Dans certaines spécialités, nous manquons d’effectif depuis 2010. Il faut trouver des jeunes pour combler cette lacune, par exemple aux 100 m haies, 400 m haies, perche, poids et en partie en demi-fond. Si les athlètes minimes pratiquent avec succès le quadrathlon, pourquoi ces mêmes athlètes ne sont-ils plus présents lorsqu’ils passent chez les cadets et les juniors ? Il existe donc une disparité dans certaines spécialités. Nous allons donc cibler des entraîneurs qui seront chargés de ces spécialités.
Quid des lancers et des sauts ?
Le triple saut tant masculin que féminin a besoin d’être redynamisé. Par contre, il n’existe pas de grosses difficultés dans les lancers.
Les perspectives de 2014 se déclinent en plusieurs volets dont les Jeux d’Afrique Jeunes (27-30 mai au Botswana), les Jeux du Commonwealth (27 juillet-2 août à Glasgow) et les Jeux Olympiques Jeunes (Nankin 20-26 août). Comment comptez-vous aborder ces échéances ?

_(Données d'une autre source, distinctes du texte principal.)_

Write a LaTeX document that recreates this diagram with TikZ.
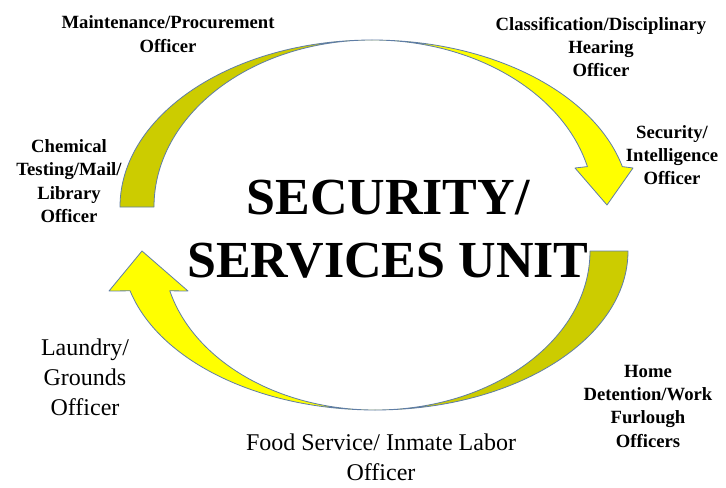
\documentclass[tikz,border=0pt]{standalone}
\usepackage{fontspec}
\setmainfont{Liberation Serif}
\definecolor{arrowolive}{RGB}{204,204,0}
\definecolor{arrowyellow}{RGB}{255,255,0}
\definecolor{arrowline}{RGB}{95,125,165}

\begin{document}
\begin{tikzpicture}
      [x=0.75pt, y=0.75pt,
       band/.style={draw=arrowline, line width=0.6pt, line join=round},
       lab/.style={align=center, inner sep=0pt, font=\bfseries\fontsize{14}{17.5}\selectfont},
       biglab/.style={align=center, inner sep=0pt, font=\fontsize{18}{22.5}\selectfont}]
      \useasboundingbox (0,0) rectangle (726,487);

      % upper arrow, left to right
      \path [band, fill=arrowolive] (120,280)
            arc [start angle=180, end angle=90, x radius=252, y radius=167]
            arc [start angle=90, end angle=180, x radius=218, y radius=167] -- cycle;
      \path [band, fill=arrowyellow] (372,447)
            arc [start angle=90, end angle=14, x radius=258, y radius=167]
            -- (633,319) -- (607,282) -- (575,319) -- (587.4,320.4)
            arc [start angle=14, end angle=90, x radius=222, y radius=167] -- cycle;

      % lower arrow, right to left
      \path [band, fill=arrowolive] (628,236)
            arc [start angle=0, end angle=-90, x radius=253, y radius=159]
            arc [start angle=-90, end angle=0, x radius=215, y radius=159] -- cycle;
      \path [band, fill=arrowyellow] (375,77)
            arc [start angle=270, end angle=194.5, x radius=253, y radius=159]
            -- (109,196) -- (142,236) -- (188,196) -- (169.8,196.2)
            arc [start angle=194.5, end angle=270, x radius=212, y radius=159] -- cycle;

      \node [align=center, inner sep=0pt, font=\bfseries\fontsize{39}{47}\selectfont]
            (unit) at (388,258) {SECURITY/\\SERVICES UNIT};

      \node [lab] (maint)    at (168,453) {Maintenance/Procurement\\Officer};
      \node [lab] (classif)  at (601,440) {Classification/Disciplinary\\Hearing\\Officer};
      \node [lab] (secint)   at (672,332) {Security/\\Intelligence\\Officer};
      \node [lab] (chem)     at ( 69,306) {Chemical\\Testing/Mail/\\Library\\Officer};
      \node [lab] (home)     at (648, 81) {Home\\Detention/Work\\Furlough\\Officers};
      \node [biglab] (laundry) at ( 85,110) {Laundry/\\Grounds\\Officer};
      \node [biglab] (food)    at (381, 30) {Food Service/ Inmate Labor\\Officer};
    \end{tikzpicture}
\end{document}
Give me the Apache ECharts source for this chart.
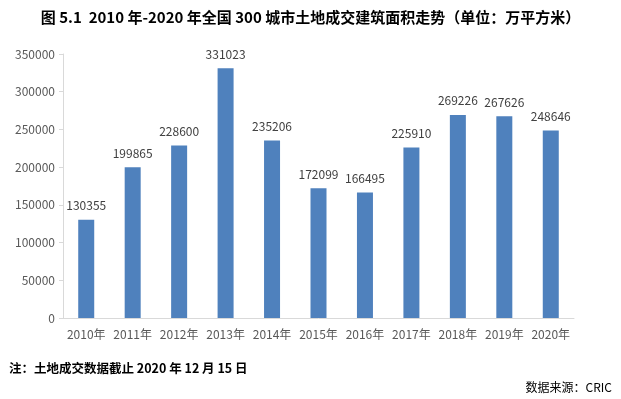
<!DOCTYPE html>
<html>
<head>
<meta charset="utf-8">
<script src="https://cdn.jsdelivr.net/npm/echarts@6/dist/echarts.min.js"></script>
<style>
html,body{margin:0;padding:0;background:#fff;}
#c{width:621px;height:399px;}
</style>
</head>
<body>
<div id="c"></div>
<script>
const categories = ['2010年','2011年','2012年','2013年','2014年','2015年','2016年','2017年','2018年','2019年','2020年'];
const areaValues = [130355, 199865, 228600, 331023, 235206, 172099, 166495, 225910, 269226, 267626, 248646];
const titleText = '图 5.1  2010 年-2020 年全国 300 城市土地成交建筑面积走势（单位：万平方米）';
const noteText = '注：土地成交数据截止 2020 年 12 月 15 日';
const sourceText = '数据来源：CRIC';

const font = '"Noto Sans CJK SC", "DejaVu Sans", sans-serif';
const chart = echarts.init(document.getElementById('c'), null, {renderer: 'canvas'});
chart.setOption({
  animation: false,
  backgroundColor: '#fff',
  title: [
    {text: titleText, left: 'center', top: 5, textStyle: {fontFamily: font, fontSize: 15, fontWeight: 'bold', color: '#000'}},
    {text: noteText, left: 4, top: 357, textStyle: {fontFamily: font, fontSize: 12.5, fontWeight: 'bold', color: '#000'}},
    {text: sourceText, right: 4, top: 376, textStyle: {fontFamily: font, fontSize: 12, fontWeight: 'normal', color: '#000'}}
  ],
  grid: {left: 63, right: 47, top: 54, bottom: 81, containLabel: false},
  xAxis: {
    type: 'category',
    data: categories,
    axisLine: {lineStyle: {color: '#d9d9d9'}},
    axisTick: {show: false},
    axisLabel: {fontFamily: font, fontSize: 12, color: '#595959', margin: 10, interval: 0}
  },
  yAxis: {
    type: 'value',
    min: 0, max: 350000, interval: 50000,
    axisLine: {show: true, lineStyle: {color: '#d9d9d9'}},
    axisTick: {show: true, length: 4, lineStyle: {color: '#d9d9d9'}},
    splitLine: {show: false},
    axisLabel: {fontFamily: font, fontSize: 12, color: '#595959', margin: 8, formatter: v => String(v)}
  },
  series: [{
    type: 'bar',
    data: areaValues,
    barWidth: 16,
    itemStyle: {color: '#4f81bd'},
    label: {show: true, position: 'top', distance: 8, fontFamily: font, fontSize: 12, color: '#404040'}
  }]
});
</script>
</body>
</html>
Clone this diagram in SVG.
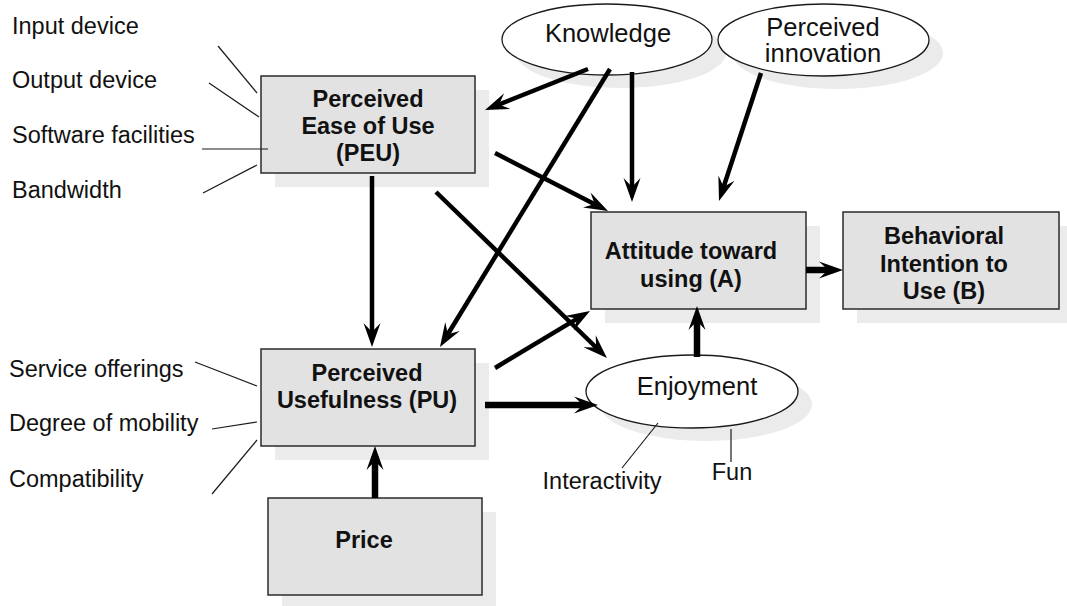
<svg xmlns="http://www.w3.org/2000/svg" width="1067" height="606" viewBox="0 0 1067 606">
  <style>
    .box { fill: #e2e2e2; stroke: #2b2b2b; stroke-width: 1.5; }
    .shadow { fill: #ebebeb; stroke: none; }
    .oval { fill: #ffffff; stroke: #1a1a1a; stroke-width: 1.3; }
    .t { font-family: "Liberation Sans", Arial, Helvetica, sans-serif; fill: #111; }
    .lbl { font-size: 23.5px; }
    .bold { font-size: 23.5px; font-weight: bold; text-anchor: middle; }
    .ov { font-size: 25.5px; text-anchor: middle; }
    .mid { text-anchor: middle; }
    .lead { stroke: #1a1a1a; stroke-width: 1.2; fill: none; }
    .arr { stroke: #000; stroke-width: 4.5; fill: none; marker-end: url(#head); }
    .arr.thick { stroke-width: 6.5; }
  </style>
  <defs>
    <marker id="head" markerUnits="userSpaceOnUse" viewBox="0 -9 24 18" markerWidth="24" markerHeight="18" refX="14" refY="0" orient="auto">
      <path d="M0,-8.5 L24,0 L0,8.5 L9,0 Z" fill="#000"/>
    </marker>
  </defs>

  <!-- drop shadows behind boxes and ovals -->
  <g id="shadows">
    <rect class="shadow" x="275" y="90" width="214" height="97"/>
    <rect class="shadow" x="275" y="363" width="214" height="97"/>
    <rect class="shadow" x="282" y="512" width="214" height="97"/>
    <rect class="shadow" x="605" y="226" width="215" height="97"/>
    <rect class="shadow" x="857" y="226" width="216" height="97"/>
    <ellipse class="shadow" cx="621" cy="52.5" rx="105" ry="35.5"/>
    <ellipse class="shadow" cx="837.5" cy="53" rx="105.5" ry="36"/>
    <ellipse class="shadow" cx="706" cy="404.5" rx="106" ry="36.5"/>
  </g>

  <!-- nodes -->
  <g id="peu">
    <rect class="box" x="261" y="76" width="214" height="97"/>
    <text class="t bold" x="368" y="107">Perceived</text>
    <text class="t bold" x="368" y="134">Ease of Use</text>
    <text class="t bold" x="368" y="161">(PEU)</text>
  </g>
  <g id="pu">
    <rect class="box" x="261" y="349" width="214" height="97"/>
    <text class="t bold" x="367" y="381">Perceived</text>
    <text class="t bold" x="367" y="408">Usefulness (PU)</text>
  </g>
  <g id="price">
    <rect class="box" x="268" y="498" width="214" height="97"/>
    <text class="t bold" x="364" y="548">Price</text>
  </g>
  <g id="attitude">
    <rect class="box" x="591" y="212" width="215" height="97"/>
    <text class="t bold" x="691" y="259">Attitude toward</text>
    <text class="t bold" x="691" y="287">using (A)</text>
  </g>
  <g id="intention">
    <rect class="box" x="843" y="212" width="216" height="97"/>
    <text class="t bold" x="944" y="244">Behavioral</text>
    <text class="t bold" x="944" y="272">Intention to</text>
    <text class="t bold" x="944" y="299">Use (B)</text>
  </g>
  <g id="knowledge">
    <ellipse class="oval" cx="607" cy="39.5" rx="105" ry="35.5"/>
    <text class="t ov" x="608" y="42">Knowledge</text>
  </g>
  <g id="innovation">
    <ellipse class="oval" cx="823.5" cy="40" rx="105.5" ry="36"/>
    <text class="t ov" x="823" y="36">Perceived</text>
    <text class="t ov" x="823" y="62">innovation</text>
  </g>
  <g id="enjoyment">
    <ellipse class="oval" cx="692" cy="391.5" rx="106" ry="36.5"/>
    <text class="t ov" x="697" y="395">Enjoyment</text>
  </g>

  <!-- factor labels with leader lines -->
  <g id="peu-factors">
    <text class="t lbl" x="12" y="34">Input device</text>
    <text class="t lbl" x="12" y="88">Output device</text>
    <text class="t lbl" x="12" y="143">Software facilities</text>
    <text class="t lbl" x="12" y="198">Bandwidth</text>
    <line class="lead" x1="218" y1="46" x2="257" y2="93"/>
    <line class="lead" x1="209" y1="83" x2="259" y2="117"/>
    <line class="lead" x1="202" y1="149" x2="268" y2="149"/>
    <line class="lead" x1="203" y1="193" x2="257" y2="165"/>
  </g>
  <g id="pu-factors">
    <text class="t lbl" x="9" y="377">Service offerings</text>
    <text class="t lbl" x="9" y="431">Degree of mobility</text>
    <text class="t lbl" x="9" y="487">Compatibility</text>
    <line class="lead" x1="195" y1="362" x2="257" y2="386"/>
    <line class="lead" x1="212" y1="429" x2="257" y2="422"/>
    <line class="lead" x1="212" y1="494" x2="257" y2="440"/>
  </g>
  <g id="enjoyment-factors">
    <line class="lead" x1="658" y1="423" x2="622" y2="468"/>
    <line class="lead" x1="731" y1="429" x2="731" y2="462"/>
    <text class="t lbl mid" x="602" y="489">Interactivity</text>
    <text class="t lbl mid" x="732" y="480">Fun</text>
  </g>

  <!-- connectors -->
  <g id="connectors">
    <line class="arr" x1="588" y1="69" x2="494.3" y2="106.3"/>
    <line class="arr" x1="610" y1="69" x2="445.2" y2="338.5"/>
    <line class="arr" x1="632" y1="72" x2="632" y2="192"/>
    <line class="arr" x1="761" y1="73" x2="722.1" y2="191.5"/>
    <line class="arr" x1="495" y1="153" x2="599.1" y2="206.4"/>
    <line class="arr" x1="372" y1="176" x2="372" y2="337"/>
    <line class="arr" x1="436" y1="192" x2="599.8" y2="351"/>
    <line class="arr" x1="495" y1="368" x2="581.4" y2="316.1"/>
    <line class="arr thick" x1="485" y1="405" x2="588" y2="405"/>
    <line class="arr thick" x1="697" y1="357" x2="697" y2="316"/>
    <line class="arr thick" x1="806" y1="270" x2="833" y2="270"/>
    <line class="arr thick" x1="375" y1="498" x2="375" y2="456"/>
  </g>
</svg>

Disons que pour Nankin les chances de qualification chez les jeunes sont pour moi très difficiles, à moins qu’un ou deux d’entre eux ne se surpassent pour décrocher une place dans l’équipe africaine par rapport au changement apporté par l’IAAF au mode de sélection. Par exemple, on constate qu’il y a certes plus de places disponibles en demi-fond, mais Maurice est assez faible dans cette spécialité contrairement au Kenya, à l’Éthiopie et aux pays d’Afrique du Nord. Idem en sprint et lancers où le Ghana, le Nigeria, l’Afrique du Sud et les pays du Maghreb sont les meilleurs. Par contre, nous aurions eu une chance aux 400 m haies, triple saut et même au saut à la perche si on avait des athlètes possédant le niveau nécessaire. Ces épreuves sont moins visibles dans certains pays d’Afrique à cause du manque d’infrastructures.

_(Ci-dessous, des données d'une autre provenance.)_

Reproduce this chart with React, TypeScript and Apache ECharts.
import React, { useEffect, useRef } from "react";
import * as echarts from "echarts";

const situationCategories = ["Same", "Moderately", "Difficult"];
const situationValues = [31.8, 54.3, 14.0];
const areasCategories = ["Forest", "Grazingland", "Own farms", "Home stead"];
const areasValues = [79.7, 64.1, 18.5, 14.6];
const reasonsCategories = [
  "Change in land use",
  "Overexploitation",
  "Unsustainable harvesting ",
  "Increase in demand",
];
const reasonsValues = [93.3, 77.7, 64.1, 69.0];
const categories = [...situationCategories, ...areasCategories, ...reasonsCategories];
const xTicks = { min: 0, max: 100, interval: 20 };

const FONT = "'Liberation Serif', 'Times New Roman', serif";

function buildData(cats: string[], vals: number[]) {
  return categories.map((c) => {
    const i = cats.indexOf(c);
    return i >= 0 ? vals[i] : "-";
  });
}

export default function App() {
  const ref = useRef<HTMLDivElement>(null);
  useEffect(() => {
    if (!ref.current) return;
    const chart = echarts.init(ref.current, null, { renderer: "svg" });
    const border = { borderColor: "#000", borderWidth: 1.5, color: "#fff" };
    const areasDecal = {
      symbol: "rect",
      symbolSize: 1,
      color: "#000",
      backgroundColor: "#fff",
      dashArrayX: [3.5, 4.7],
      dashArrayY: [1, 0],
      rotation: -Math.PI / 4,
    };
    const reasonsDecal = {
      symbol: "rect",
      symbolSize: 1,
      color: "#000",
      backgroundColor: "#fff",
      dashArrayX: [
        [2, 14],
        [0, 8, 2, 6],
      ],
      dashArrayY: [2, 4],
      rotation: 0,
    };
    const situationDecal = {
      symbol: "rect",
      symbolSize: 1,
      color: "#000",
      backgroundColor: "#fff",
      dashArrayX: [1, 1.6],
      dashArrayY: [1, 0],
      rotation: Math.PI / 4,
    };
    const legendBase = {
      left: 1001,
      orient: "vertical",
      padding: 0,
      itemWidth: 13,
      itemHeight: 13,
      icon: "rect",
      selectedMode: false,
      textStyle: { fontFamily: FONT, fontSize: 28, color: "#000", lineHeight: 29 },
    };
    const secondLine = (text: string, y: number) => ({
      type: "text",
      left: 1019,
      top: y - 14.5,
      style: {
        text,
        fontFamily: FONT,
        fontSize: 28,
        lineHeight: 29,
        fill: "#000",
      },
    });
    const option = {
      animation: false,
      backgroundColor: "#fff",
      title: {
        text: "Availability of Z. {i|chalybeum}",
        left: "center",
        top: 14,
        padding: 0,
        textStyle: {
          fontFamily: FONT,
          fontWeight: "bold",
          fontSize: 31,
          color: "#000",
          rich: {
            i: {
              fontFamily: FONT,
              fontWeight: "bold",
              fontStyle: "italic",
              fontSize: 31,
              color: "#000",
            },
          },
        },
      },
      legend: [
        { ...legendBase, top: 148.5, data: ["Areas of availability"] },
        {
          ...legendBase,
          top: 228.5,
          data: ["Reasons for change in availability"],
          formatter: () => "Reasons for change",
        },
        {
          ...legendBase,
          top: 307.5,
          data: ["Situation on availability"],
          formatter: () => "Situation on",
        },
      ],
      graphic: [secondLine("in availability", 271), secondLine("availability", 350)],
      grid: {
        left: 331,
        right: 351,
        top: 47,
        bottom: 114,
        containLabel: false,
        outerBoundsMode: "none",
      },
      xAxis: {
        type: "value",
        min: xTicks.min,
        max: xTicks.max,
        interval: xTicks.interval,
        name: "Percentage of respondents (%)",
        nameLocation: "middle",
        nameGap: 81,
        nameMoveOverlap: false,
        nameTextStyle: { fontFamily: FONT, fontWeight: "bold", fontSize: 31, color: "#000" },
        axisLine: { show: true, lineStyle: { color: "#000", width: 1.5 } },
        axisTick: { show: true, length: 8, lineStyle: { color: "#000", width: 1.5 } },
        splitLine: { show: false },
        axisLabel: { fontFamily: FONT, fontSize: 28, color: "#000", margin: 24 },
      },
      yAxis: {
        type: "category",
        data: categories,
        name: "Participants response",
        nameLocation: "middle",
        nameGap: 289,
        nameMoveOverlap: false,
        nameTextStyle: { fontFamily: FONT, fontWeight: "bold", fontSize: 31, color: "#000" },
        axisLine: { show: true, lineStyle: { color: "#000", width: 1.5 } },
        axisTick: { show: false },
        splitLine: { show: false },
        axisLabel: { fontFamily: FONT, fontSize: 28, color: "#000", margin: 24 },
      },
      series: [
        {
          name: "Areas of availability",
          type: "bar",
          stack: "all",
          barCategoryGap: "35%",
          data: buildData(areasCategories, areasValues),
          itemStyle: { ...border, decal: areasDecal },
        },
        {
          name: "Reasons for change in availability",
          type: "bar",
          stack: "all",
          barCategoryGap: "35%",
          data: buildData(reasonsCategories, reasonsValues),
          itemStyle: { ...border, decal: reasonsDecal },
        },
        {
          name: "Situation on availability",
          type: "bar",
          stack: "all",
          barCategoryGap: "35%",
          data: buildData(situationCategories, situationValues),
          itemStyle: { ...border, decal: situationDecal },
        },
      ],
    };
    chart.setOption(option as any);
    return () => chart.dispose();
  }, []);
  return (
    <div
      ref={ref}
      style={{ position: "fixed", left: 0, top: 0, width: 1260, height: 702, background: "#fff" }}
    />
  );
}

Pour Glasgow, le fait d’arriver en finale sera déjà un aboutissement. C’est pourquoi nous miserons sur les épreuves individuelles plutôt que sur les relais. Le passage des athlètes à Glasgow tant en masculin qu’en féminin risque d’être plus remarqué qu’à Nice. D’ailleurs dans le passé, certains athlètes ont déjà réalisé les minima des Jeux du Commonwealth. Une présélection y a même déjà été établie en novembre dernier bien que personne n’aura à ce jour réalisé les minima. Mais avec les sprinters évoluant en Jamaïque et d’autres qui sont sur place telles Fabrice Coiffic, Jonathan Bardotier, Élodie Pierre-Louis, Aurélie Alcindor, Stéphanie Guillaume, Amélie Anthony et Florianne Lisette, nous pourrons compter sur deux équipes de relais à Glasgow. Aux Commonwealth, les courses de relais atteignent le niveau mondial.

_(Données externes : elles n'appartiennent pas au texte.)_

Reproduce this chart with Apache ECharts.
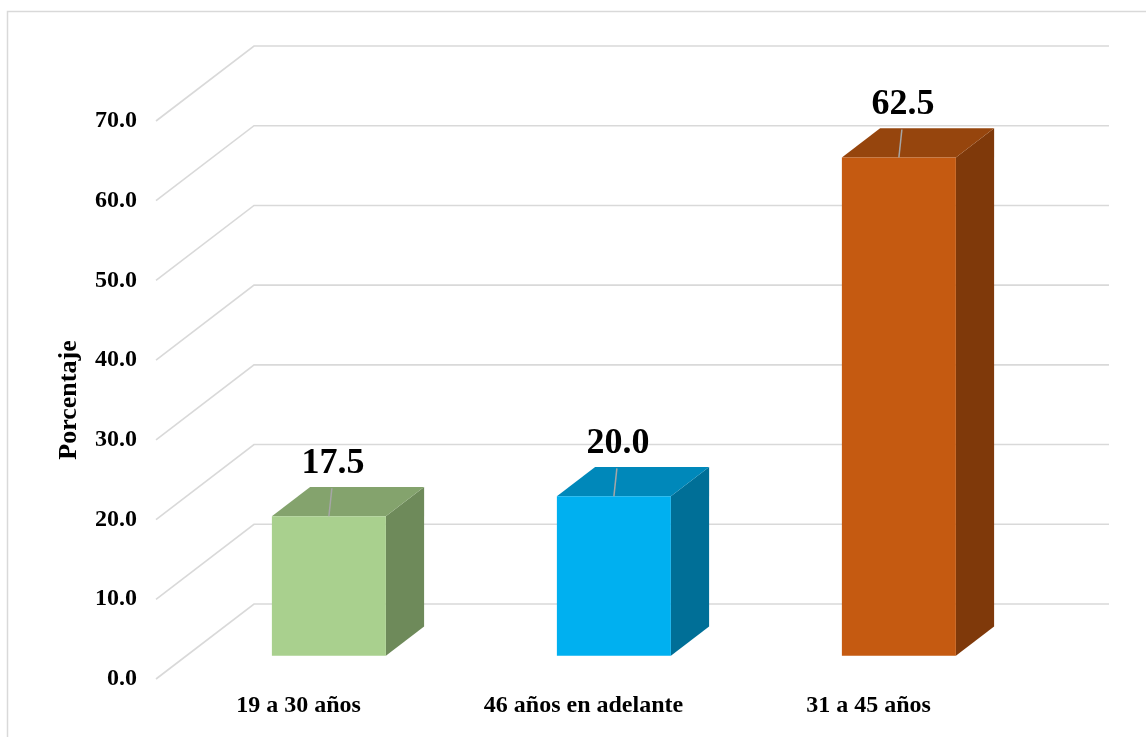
<!DOCTYPE html>
<html>
<head>
<meta charset="utf-8">
<script src="https://cdn.jsdelivr.net/npm/echarts@6/dist/echarts.min.js"></script>
<style>
html,body{margin:0;padding:0;background:#fff;}
#chart{width:1146px;height:737px;}
</style>
</head>
<body>
<div id="chart"></div>
<script>
// ---- data ----
const categories = ['19 a 30 años', '46 años en adelante', '31 a 45 años'];
const values = [17.5, 20.0, 62.5];
const tickValues = [0, 10, 20, 30, 40, 50, 60, 70];
const axisTitle = 'Porcentaje';

// ---- styles ----
const frontColors = ['#A9D08E', '#00B0F0', '#C55A11'];
const topColors = ['#84A36D', '#0088BA', '#96450D'];
const sideColors = ['#6E8A5A', '#006F97', '#7F390A'];
const FONT = "'Liberation Serif', 'Times New Roman', serif";
const GRID_LINE = '#D9D9D9';
const FLOOR_DX = 98, FLOOR_DY = 75;   // full depth of the 3D floor (px)
const BAR_D0 = 0.31, BAR_D1 = 0.70;   // bar depth range (fraction of floor depth)

const chart = echarts.init(document.getElementById('chart'));

const option = {
  backgroundColor: '#fff',
  animation: false,
  graphic: [{
    type: 'rect',
    shape: { x: 7.5, y: 11.5, width: 1200, height: 800 },
    style: { fill: 'none', stroke: GRID_LINE, lineWidth: 1.5 },
    z: 0
  }],
  grid: { left: 156, top: 121, width: 855, height: 558 },
  xAxis: {
    type: 'category',
    data: categories,
    axisLine: { show: false },
    axisTick: { show: false },
    axisLabel: {
      margin: 15,
      fontFamily: FONT, fontWeight: 'bold', fontSize: 24, color: '#000'
    }
  },
  yAxis: {
    type: 'value',
    min: 0, max: 70, interval: 10,
    name: axisTitle,
    nameLocation: 'middle',
    nameRotate: 90,
    nameGap: 74,
    nameTextStyle: { fontFamily: FONT, fontWeight: 'bold', fontSize: 26, color: '#000' },
    axisLine: { show: false },
    axisTick: { show: false },
    splitLine: { show: false },
    axisLabel: {
      margin: 19,
      fontFamily: FONT, fontWeight: 'bold', fontSize: 24, color: '#000',
      formatter: v => v.toFixed(1)
    }
  },
  series: [
    {
      type: 'custom',
      name: 'walls',
      silent: true,
      z: 1,
      data: tickValues.map(v => [0, v]),
      renderItem: function (params, api) {
        const cs = params.coordSys;
        const y = api.coord([0, api.value(1)])[1];
        return {
          type: 'polyline',
          shape: { points: [
            [cs.x, y],
            [cs.x + FLOOR_DX, y - FLOOR_DY],
            [cs.x + cs.width + FLOOR_DX, y - FLOOR_DY]
          ] },
          style: { stroke: GRID_LINE, lineWidth: 1.6, fill: null }
        };
      }
    },
    {
      type: 'custom',
      name: 'bars',
      z: 2,
      data: values.map((v, i) => [i, v]),
      renderItem: function (params, api) {
        const i = api.value(0), v = api.value(1);
        const top = api.coord([i, v]);
        const base = api.coord([i, 0]);
        const bw = api.size([1, 0])[0] * 0.4;
        const ox = FLOOR_DX * BAR_D0, oy = FLOOR_DY * BAR_D0;
        const ddx = FLOOR_DX * (BAR_D1 - BAR_D0), ddy = FLOOR_DY * (BAR_D1 - BAR_D0);
        const cx = top[0] + ox;
        const x0 = cx - bw / 2, x1 = cx + bw / 2;
        const yT = top[1] - oy, yB = base[1] - oy;
        return {
          type: 'group',
          children: [
            { type: 'polygon', shape: { points: [[x1, yB], [x1 + ddx, yB - ddy], [x1 + ddx, yT - ddy], [x1, yT]] },
              style: { fill: sideColors[i] } },
            { type: 'polygon', shape: { points: [[x0, yT], [x0 + ddx, yT - ddy], [x1 + ddx, yT - ddy], [x1, yT]] },
              style: { fill: topColors[i] } },
            { type: 'rect', shape: { x: x0, y: yT, width: bw, height: yB - yT },
              style: { fill: frontColors[i] } },
            { type: 'line', shape: { x1: cx, y1: yT, x2: cx + 3, y2: yT - 28 },
              style: { stroke: '#A6A6A6', lineWidth: 1.5 } },
            { type: 'text', x: cx + 4, y: yT - 53,
              style: { text: v.toFixed(1), fontFamily: FONT, fontWeight: 'bold', fontSize: 36,
                fill: '#000', align: 'center', verticalAlign: 'middle' } }
          ]
        };
      }
    }
  ]
};
chart.setOption(option);
</script>
</body>
</html>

Au lancer du disque, Elvino Pierre-Louis est tout proche des minima. Mais il est rentré à Rodrigues. Espérons que Sylvain Pierre-Louis (poids) et lui bénéficieront de stages et compétitions à l’étranger pour peaufiner leur forme. Ils avaient effectué douze jours de stage à Maurice en décembre. J’ajoute aussi le nom de Bernadette Ravina (javelot) qui fait partie de la présélection.
Pour conclure, on dira que 2014 est le passage obligé vers 2015, synonyme des 9es Jeux des îles à La Réunion…
Certainement. À cet effet, une présélection de 65 athlètes a déjà été établie. Mais elle sera prochainement rendue officielle. Tous les médaillés des derniers Jeux à Mahé sont là, à l’exception de la sprinteuse Mary-Jane Vincent qui a fait part de son retrait de l’athlétisme.